Heres a link to the onwers manual

http://www.directeddealers.com/manuals/og/viper/G567V_07-05.pdf




Link to DEI
http://www.directed.com/Default.aspx

Still, if this does not help you, post back. I'll need as much info as you can offer me so as to try and help you remedy this issue.
Help full info would be Car make and model (specify) engine I.E.= 3.2 litter. 
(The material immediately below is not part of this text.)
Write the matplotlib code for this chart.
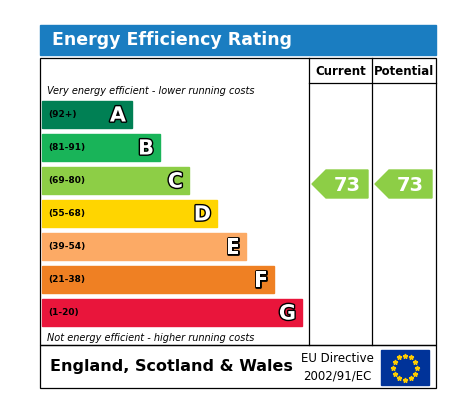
import matplotlib
matplotlib.use("Agg")
import matplotlib.pyplot as plt
from matplotlib.patches import Rectangle, Polygon
import matplotlib.patheffects as pe

bands = ["A", "B", "C", "D", "E", "F", "G"]
ranges = ["(92+)", "(81-91)", "(69-80)", "(55-68)", "(39-54)", "(21-38)", "(1-20)"]
colors = ["#008054", "#19b459", "#8dce46", "#ffd500", "#fcaa65", "#ef8023", "#e9153b"]
current = 73
potential = 73

fig = plt.figure(figsize=(4.65, 4.12), dpi=100)
ax = fig.add_axes([0, 0, 1, 1])
ax.set_xlim(0, 465); ax.set_ylim(412, 0); ax.axis("off")

# header
ax.add_patch(Rectangle((40, 25), 396, 30, color="#1a7dc1"))
ax.text(52, 40, "Energy Efficiency Rating", color="white", fontsize=12.5, fontweight="bold", va="center", ha="left")

lw = 0.9
ax.add_patch(Rectangle((40, 58), 396, 287, fill=False, ec="black", lw=lw))
ax.add_patch(Rectangle((40, 345), 396, 43, fill=False, ec="black", lw=lw))
for x in (309, 372):
    ax.plot([x, x], [58, 345], color="black", lw=lw)
ax.plot([309, 436], [83, 83], color="black", lw=lw)
ax.text(340.5, 71, "Current", fontsize=8.5, fontweight="bold", ha="center", va="center")
ax.text(404, 71, "Potential", fontsize=8.5, fontweight="bold", ha="center", va="center")

ax.text(47, 91, "Very energy efficient - lower running costs", fontsize=7, style="italic", va="center")
ax.text(47, 338, "Not energy efficient - higher running costs", fontsize=7, style="italic", va="center")

top, h, step = 101, 27, 33
ends = [132, 160, 189, 217, 246, 274, 302]
for i, (b, r, c) in enumerate(zip(bands, ranges, colors)):
    y = top + i * step
    ax.add_patch(Rectangle((42, y), ends[i] - 42, h, color=c))
    ax.text(48, y + h / 2, r, fontsize=6.5, fontweight="bold", color="black", va="center")
    ax.text(ends[i] - 6, y + h / 2 + 1, b, fontsize=15, fontweight="bold", color="white",
            ha="right", va="center", path_effects=[pe.withStroke(linewidth=2, foreground="black")])

def arrow(x0, x1, val):
    idx = 2
    y0, y1 = 170, 198
    ym = (y0 + y1) / 2
    ax.add_patch(Polygon([(x0, ym), (x0 + 14, y0), (x1, y0), (x1, y1), (x0 + 14, y1)], color=colors[idx]))
    ax.text((x0 + 14 + x1) / 2, ym + 1, str(val), fontsize=14, fontweight="bold", color="white", ha="center", va="center")

arrow(312, 368, current)
arrow(375, 432, potential)

ax.text(50, 367, "England, Scotland & Wales", fontsize=11.5, fontweight="bold", va="center")
ax.text(337, 359, "EU Directive", fontsize=8.5, ha="center", va="center")
ax.text(337, 376, "2002/91/EC", fontsize=8.5, ha="center", va="center")
ax.add_patch(Rectangle((381, 350), 48, 35, color="#003399"))
import math
for k in range(12):
    a = 2 * math.pi * k / 12
    ax.plot(405 + 12 * math.cos(a), 367.5 + 12 * math.sin(a), marker="*", color="#ffcc00", ms=3.5)

fig.savefig("out.png", dpi=100)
Remote locks will not work when the door is opened on most newer auto's


> remote no longer locks or unlocks the car if the door is opened/QUOTE]


----------



## koss1 (May 18, 2008)

Hi
have now got a bitwriter but the remote start keeps cranking the engine have set it to the lowest 0.6seconds but still cranks to much have done the learn tacho also the doors will not lock or unlock with the remote have reset remote reprogrammed and still no joy the car is a mitsubishi legnum 2.5lt
thanks


----------



## koss1 (May 18, 2008)

:wave:
Hi just letting you know have found the problem a very badly fitted earth wire just wrapped around another wire this was fitted by an authorised dealer not very happy also the alarm shop I took it to the other week failed to pick up on this.
Thankyou for all the advice and links ray:


----------



## jaggerwild (May 21, 2007)

koss1 said:


> :wave:
> Hi just letting you know have found the problem a very badly fitted earth wire just wrapped around another wire this was fitted by an authorised dealer not very happy also the alarm shop I took it to the other week failed to pick up on this.
> Thankyou for all the advice and links ray:


Hey Koss,
Wow I'd go back to that shop (while their busy with guests) then get really loud about how much they charged you and did not see the bad ground problem.
Also my fault for not suggesting, but I do assume things sometimes witch makes solving stuff harder also.
Glade to hear everything is working as it should, you may be able to help others here also from what you have learned too!
Thanks for keeping us posted on it.


----------